Every day, I drive to work along Washington and then up Hoover and then Alvarado to Beverly.

As I drive up Hoover, my attention is always drawn to the beautiful old Victorian and Craftsmen homes in that part of town. It’s always sad, though, because the few that remain are on horribly ugly streets surrounded by exactly the same kind of cheap, awful buildings and terrible signage you see in every poor part of LA. [Note on 5/27/2014: The words I used above were, in retrospect, pretty insensitive. It is easy to read them as an indictment of the people who live in working class neighborhoods, when I meant them as a description of what happens when government and private capital disinvest. If you’re interested in how I came to this realization, please read this post.]

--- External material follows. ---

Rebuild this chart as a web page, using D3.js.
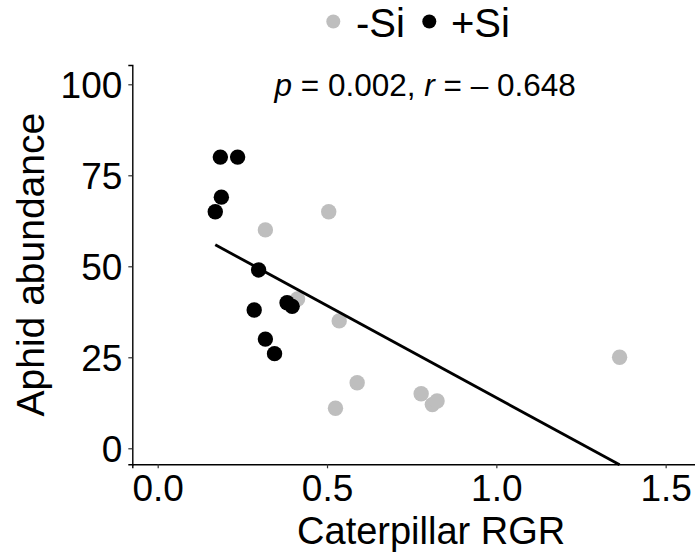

Yes, those remaining buildings are beautiful, so I understand the impulse that drove the city to create the Historic Preservation Overlay Zone designed to protect those buildings in the area east of Hoover, north of Washington, south of Pico and west of the 110. But it was still an absolutely horrible decision.

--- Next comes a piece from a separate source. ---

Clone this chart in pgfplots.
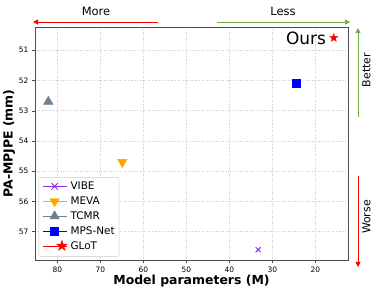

Think about what’s going on downtown right now. There are 4,000 apartment being built with another 10,000 in various stages of permitting. Plus, office and retail players are moving in to provide work space and the kind of amenities residents love.

That area to the west of the 110 should eventually get better, because you can’t have downtown be great and the area just next to it be a total disaster.

But the HPOZ is going to cause major, major problems.

Why? An HPOZ acts as a major check on development, because:

  1. You can’t demolish the structures that contribute to the historical designation. This means those old Victorians have to stay… but they’re totally not suited to the area, which is practically screaming out for dense, multifamily development.
  2. If you want to renovate a “contributing structure”, you’re forced to go through a byzantine city process that dictates everything down to the color of the paint you can use. So, our brand of aggressive re-positioning is handicapped, because we’re severely limited in how we can re-shape the buildings. Without access to the full bag of tricks, the achievable rents are much lower, making renovating these properties pretty much a non-started.

If you can’t fix them up and you can’t tear them down, what you have left is a major, permanent brake on development in an area which is absolutely critical to the continuing transformation of the city.

I love beautiful old buildings as much as the next guy (fixing them up is my life’s work!) and there are examples of HPOZs that work OK (Angelino Heights comes to mind). But this one doesn’t. And a few old, dilapidated buildings ought not to stand in the way of the dense, multi-unit housing that LA so desperately needs.